Given data:
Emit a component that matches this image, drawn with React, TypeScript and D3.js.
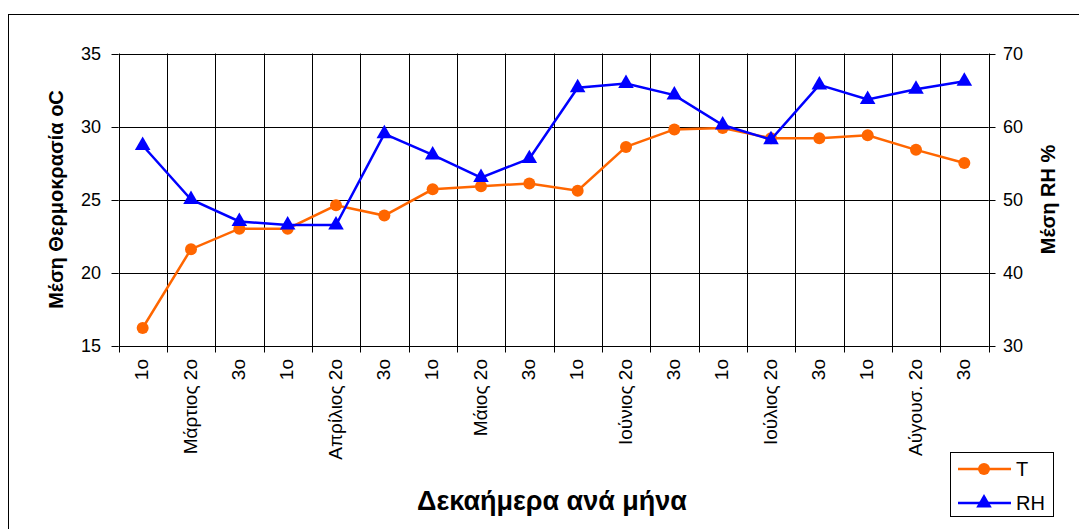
import React from "react";
import * as d3 from "d3";

const categories = ["1ο", "Μάρτιος 2ο", "3ο", "1ο", "Απρίλιος 2ο", "3ο", "1ο", "Μάιος 2ο", "3ο", "1ο", "Ιούνιος 2ο", "3ο", "1ο", "Ιούλιος 2ο", "3ο", "1ο", "Αύγουσ. 2ο", "3ο"];
const tempValues = [16.2, 21.6, 23.0, 23.0, 24.6, 23.9, 25.7, 25.9, 26.1, 25.6, 28.6, 29.8, 29.9, 29.2, 29.2, 29.4, 28.4, 27.5];
const rhValues = [57.4, 50.0, 47.0, 46.5, 46.5, 59.0, 56.1, 53.0, 55.6, 65.3, 65.9, 64.3, 60.2, 58.2, 65.7, 63.7, 65.1, 66.2];
const leftTicks = [15, 20, 25, 30, 35];
const rightTicks = [30, 40, 50, 60, 70];

const FONT = "'Liberation Sans', Arial, sans-serif";
const ORANGE = "#FF6600";
const BLUE = "#0000FF";

export default function App() {
  const W = 1079, H = 529;
  const left = 118.5, right = 988.5, top = 53.5, bottom = 345.5;
  const idx = categories.map((_, i) => i);
  const x = d3.scaleBand<number>().domain(idx).range([left, right]).paddingInner(0).paddingOuter(0);
  const yL = d3.scaleLinear().domain([15, 35]).range([bottom, top]);
  const yR = d3.scaleLinear().domain([30, 70]).range([bottom, top]);
  const cx = (i: number) => (x(i) as number) + x.bandwidth() / 2;

  const tLine = d3.line<number>().x((_, i) => cx(i)).y((d) => yL(d))(tempValues) || "";
  const rhLine = d3.line<number>().x((_, i) => cx(i)).y((d) => yR(d))(rhValues) || "";
  const tri = d3.symbol().type(d3.symbolTriangle).size(105)() || "";

  const boundaries = d3.range(categories.length + 1).map((i) => left + i * x.bandwidth());

  return (
    <svg width={W} height={H} style={{ position: "absolute", left: 0, top: 0, background: "#fff" }} fontFamily={FONT}>
      <rect x={8.5} y={14.5} width={1200} height={600} fill="#fff" stroke="#000" strokeWidth={1} />
      {/* horizontal grid */}
      {leftTicks.map((t) => (
        <line key={"h" + t} x1={left} x2={right} y1={Math.round(yL(t)) + 0.5} y2={Math.round(yL(t)) + 0.5} stroke="#000" strokeWidth={1} />
      ))}
      {/* vertical grid + x ticks */}
      {boundaries.map((b, i) => (
        <line key={"v" + i} x1={Math.round(b) + 0.5} x2={Math.round(b) + 0.5} y1={top} y2={bottom + 7} stroke="#000" strokeWidth={1} />
      ))}
      {/* left ticks */}
      {leftTicks.map((t) => (
        <g key={"lt" + t}>
          <line x1={left - 7} x2={left} y1={Math.round(yL(t)) + 0.5} y2={Math.round(yL(t)) + 0.5} stroke="#000" />
          <text x={101} y={yL(t)} dy="0.35em" textAnchor="end" fontSize={18} fill="#000">{t}</text>
        </g>
      ))}
      {/* right ticks */}
      {rightTicks.map((t) => (
        <g key={"rt" + t}>
          <line x1={right} x2={right + 7} y1={Math.round(yR(t)) + 0.5} y2={Math.round(yR(t)) + 0.5} stroke="#000" />
          <text x={1003} y={yR(t)} dy="0.35em" textAnchor="start" fontSize={18} fill="#000">{t}</text>
        </g>
      ))}
      {/* x tick labels */}
      {categories.map((c, i) => (
        <text key={"xl" + i} transform={`translate(${cx(i) - 1},${359}) rotate(-90)`} textAnchor="end" dy="0.35em" fontSize={19} fill="#000">{c}</text>
      ))}
      {/* series */}
      <path d={tLine} fill="none" stroke={ORANGE} strokeWidth={2.5} />
      {tempValues.map((v, i) => (
        <circle key={"tc" + i} cx={cx(i)} cy={yL(v)} r={6} fill={ORANGE} />
      ))}
      <path d={rhLine} fill="none" stroke={BLUE} strokeWidth={2.5} />
      {rhValues.map((v, i) => (
        <path key={"rh" + i} d={tri} transform={`translate(${cx(i)},${yR(v)})`} fill={BLUE} />
      ))}
      {/* axis titles */}
      <text transform={`translate(63,${(top + bottom) / 2}) rotate(-90)`} textAnchor="middle" fontSize={20} fontWeight="bold" fill="#000">Μέση Θερμοκρασία oC</text>
      <text transform={`translate(1055,${(top + bottom) / 2}) rotate(-90)`} textAnchor="middle" fontSize={20} fontWeight="bold" fill="#000">Μέση RH %</text>
      <text x={552} y={510} textAnchor="middle" fontSize={27} fontWeight="bold" fill="#000">Δεκαήμερα ανά μήνα</text>
      {/* legend */}
      <rect x={950.5} y={452.5} width={103} height={64} fill="#fff" stroke="#000" strokeWidth={1} />
      <line x1={958} x2={1011} y1={469} y2={469} stroke={ORANGE} strokeWidth={2.5} />
      <circle cx={984} cy={469} r={6} fill={ORANGE} />
      <text x={1016} y={469} dy="0.35em" fontSize={20} fill="#000">T</text>
      <line x1={958} x2={1011} y1={503} y2={503} stroke={BLUE} strokeWidth={2.5} />
      <path d={tri} transform="translate(984,503)" fill={BLUE} />
      <text x={1016} y={503} dy="0.35em" fontSize={20} fill="#000">RH</text>
    </svg>
  );
}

Problem description: Reproduce the listing above exactly, excluding all pictures.

Task result:
Emit a component that matches this image, drawn with React, TypeScript and D3.js.
import React from "react";
import * as d3 from "d3";

const categories = ["1ο", "Μάρτιος 2ο", "3ο", "1ο", "Απρίλιος 2ο", "3ο", "1ο", "Μάιος 2ο", "3ο", "1ο", "Ιούνιος 2ο", "3ο", "1ο", "Ιούλιος 2ο", "3ο", "1ο", "Αύγουσ. 2ο", "3ο"];
const tempValues = [16.2, 21.6, 23.0, 23.0, 24.6, 23.9, 25.7, 25.9, 26.1, 25.6, 28.6, 29.8, 29.9, 29.2, 29.2, 29.4, 28.4, 27.5];
const rhValues = [57.4, 50.0, 47.0, 46.5, 46.5, 59.0, 56.1, 53.0, 55.6, 65.3, 65.9, 64.3, 60.2, 58.2, 65.7, 63.7, 65.1, 66.2];
const leftTicks = [15, 20, 25, 30, 35];
const rightTicks = [30, 40, 50, 60, 70];

const FONT = "'Liberation Sans', Arial, sans-serif";
const ORANGE = "#FF6600";
const BLUE = "#0000FF";

export default function App() {
  const W = 1079, H = 529;
  const left = 118.5, right = 988.5, top = 53.5, bottom = 345.5;
  const idx = categories.map((_, i) => i);
  const x = d3.scaleBand<number>().domain(idx).range([left, right]).paddingInner(0).paddingOuter(0);
  const yL = d3.scaleLinear().domain([15, 35]).range([bottom, top]);
  const yR = d3.scaleLinear().domain([30, 70]).range([bottom, top]);
  const cx = (i: number) => (x(i) as number) + x.bandwidth() / 2;

  const tLine = d3.line<number>().x((_, i) => cx(i)).y((d) => yL(d))(tempValues) || "";
  const rhLine = d3.line<number>().x((_, i) => cx(i)).y((d) => yR(d))(rhValues) || "";
  const tri = d3.symbol().type(d3.symbolTriangle).size(105)() || "";

  const boundaries = d3.range(categories.length + 1).map((i) => left + i * x.bandwidth());

  return (
    <svg width={W} height={H} style={{ position: "absolute", left: 0, top: 0, background: "#fff" }} fontFamily={FONT}>
      <rect x={8.5} y={14.5} width={1200} height={600} fill="#fff" stroke="#000" strokeWidth={1} />
      {/* horizontal grid */}
      {leftTicks.map((t) => (
        <line key={"h" + t} x1={left} x2={right} y1={Math.round(yL(t)) + 0.5} y2={Math.round(yL(t)) + 0.5} stroke="#000" strokeWidth={1} />
      ))}
      {/* vertical grid + x ticks */}
      {boundaries.map((b, i) => (
        <line key={"v" + i} x1={Math.round(b) + 0.5} x2={Math.round(b) + 0.5} y1={top} y2={bottom + 7} stroke="#000" strokeWidth={1} />
      ))}
      {/* left ticks */}
      {leftTicks.map((t) => (
        <g key={"lt" + t}>
          <line x1={left - 7} x2={left} y1={Math.round(yL(t)) + 0.5} y2={Math.round(yL(t)) + 0.5} stroke="#000" />
          <text x={101} y={yL(t)} dy="0.35em" textAnchor="end" fontSize={18} fill="#000">{t}</text>
        </g>
      ))}
      {/* right ticks */}
      {rightTicks.map((t) => (
        <g key={"rt" + t}>
          <line x1={right} x2={right + 7} y1={Math.round(yR(t)) + 0.5} y2={Math.round(yR(t)) + 0.5} stroke="#000" />
          <text x={1003} y={yR(t)} dy="0.35em" textAnchor="start" fontSize={18} fill="#000">{t}</text>
        </g>
      ))}
      {/* x tick labels */}
      {categories.map((c, i) => (
        <text key={"xl" + i} transform={`translate(${cx(i) - 1},${359}) rotate(-90)`} textAnchor="end" dy="0.35em" fontSize={19} fill="#000">{c}</text>
      ))}
      {/* series */}
      <path d={tLine} fill="none" stroke={ORANGE} strokeWidth={2.5} />
      {tempValues.map((v, i) => (
        <circle key={"tc" + i} cx={cx(i)} cy={yL(v)} r={6} fill={ORANGE} />
      ))}
      <path d={rhLine} fill="none" stroke={BLUE} strokeWidth={2.5} />
      {rhValues.map((v, i) => (
        <path key={"rh" + i} d={tri} transform={`translate(${cx(i)},${yR(v)})`} fill={BLUE} />
      ))}
      {/* axis titles */}
      <text transform={`translate(63,${(top + bottom) / 2}) rotate(-90)`} textAnchor="middle" fontSize={20} fontWeight="bold" fill="#000">Μέση Θερμοκρασία oC</text>
      <text transform={`translate(1055,${(top + bottom) / 2}) rotate(-90)`} textAnchor="middle" fontSize={20} fontWeight="bold" fill="#000">Μέση RH %</text>
      <text x={552} y={510} textAnchor="middle" fontSize={27} fontWeight="bold" fill="#000">Δεκαήμερα ανά μήνα</text>
      {/* legend */}
      <rect x={950.5} y={452.5} width={103} height={64} fill="#fff" stroke="#000" strokeWidth={1} />
      <line x1={958} x2={1011} y1={469} y2={469} stroke={ORANGE} strokeWidth={2.5} />
      <circle cx={984} cy={469} r={6} fill={ORANGE} />
      <text x={1016} y={469} dy="0.35em" fontSize={20} fill="#000">T</text>
      <line x1={958} x2={1011} y1={503} y2={503} stroke={BLUE} strokeWidth={2.5} />
      <path d={tri} transform="translate(984,503)" fill={BLUE} />
      <text x={1016} y={503} dy="0.35em" fontSize={20} fill="#000">RH</text>
    </svg>
  );
}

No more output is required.